Here's what I mean. Either Jesus meant that our full salvation (justification, sanctification, and glorification) was accomplished in the It-Is-Finished moment on the cross, or it is "almost" finished. Either we are blessed in Christ with every spiritual blessing in the heavenly places, or just some. Either nothing can be added to the completed work of Christ on our behalf, or something on our part in missing to complete what Jesus started -- our repentance, our obedience, our faithfulness in the spiritual disciplines. Either we are invited into his rest, or we need to get to the gym for holiness class.

So, instead of looking at prayer, Bible reading, serving, and church-going (and did I mention tithing?) as ways to inch our way closer to God's blessing and affection, Christian disciplines, to be "Christian," are pried from the hands of "you must" and "you ought" and completely redefined to be the grateful responses to God's prior love. God is wildly in love with us and rejoices over us with gladness, and from this awareness it becomes our joy to respond by wanting to be with him and to follow him. Behold what manner of love the Father has given to us that we should be called sons of God!

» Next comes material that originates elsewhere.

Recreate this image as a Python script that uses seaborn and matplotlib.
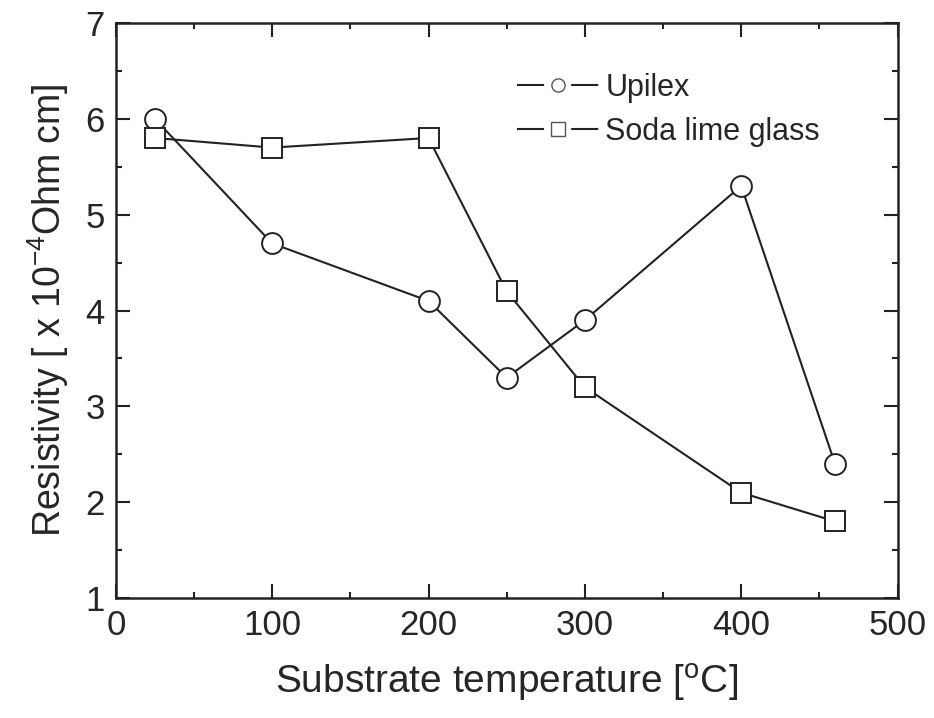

Repentance and faith in Christ do not bring us into God's love, they are responses to his love. Knowing this, breaths enjoyment (in-joyment) into the sometimes-dusty spiritual disciplines. We do them now, not because we must, but because it is the natural overflow of a changed heart. We do them not to draw closer to God (because there's no "closer" than union with Christ), but to revel more fully and deeply in the finished work of the One whose love is boundless. Discipleship is growing more deeply into who we already are "in Christ."

This means that John 6:56 (eat my flesh and drink my blood) is not specifically about the Lord's Supper. But John 6 and the sacrament of Holy Communion are both about the most profound mystery in the universe: that we have been put into Christ, and Christ in us. That we were joined with Christ in his death and resurrection - the hope of glory! We are already there, so now Lord, will you please open our eyes to see the hope, the riches, and the incomparable great power that is ours in him.